While the district superintendent acknowledged that the district had set up three of the wooden crates at two elementary schools, he also said that the district had removed the boxes and that no student had ever been confined inside them. However, at an emotional and tense community meeting last week, multiple parents said they suspected their children had been inside the boxes, the Albany-based Times Union reported.
One parent of a minimally verbal child said his son told him: “If you are happy or if you are sad, this is the place you have to go to calm down.”
More than 60% of Salmon River students are Native American. For several community members, the controversy over the boxes evoked memories of abusive residential schools, the US government’s boarding school system that sought to force Native American students to assimilate to white society.

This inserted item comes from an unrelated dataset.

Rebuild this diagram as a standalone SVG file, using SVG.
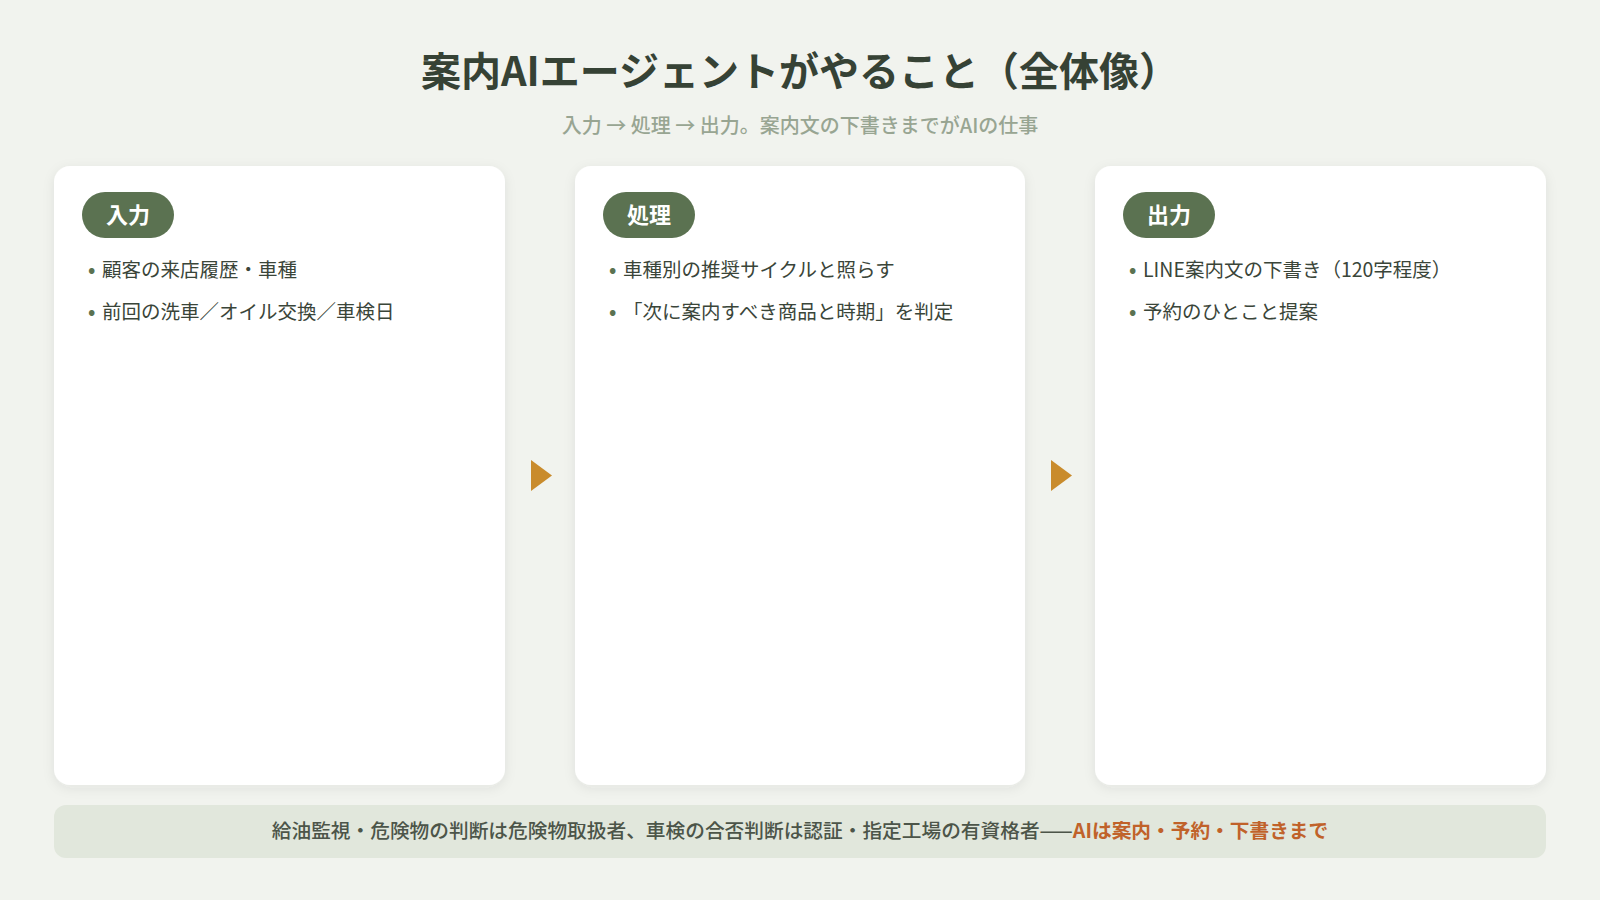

Nearly 1,000 students died at those schools, which operated as recently as the 1960s.
“Sixteen of my family members, at least, have gone to residential schools; it’s not generations removed,” Sarah Konwahahawi Herne, whose first-grader attends a school where a box was placed, told the Times Union. “This is not history. This is contemporary times in our family.”
Kathy Hochul, New York’s Democratic governor, has called the allegations “highly disturbing”.
“School should be a place where every child is safe, respected and supported,” Hochul said in a statement on Saturday. “These allegations are alarming and entirely unacceptable and the state’s independent education department must take swift action to investigate and rectify this situation.”
The district’s superintendent office did not immediately respond to a request for comment. However, in a statement, the school board apologized profusely.
“We recognize the pain, concern, and distress these events have caused, and we are truly sorry for the harm and trauma this has resulted for our community,” said Jason Brockway, the board’s president. “We want to be clear: the circumstances surrounding these allegations do not reflect the values and standards of care that guide this district.”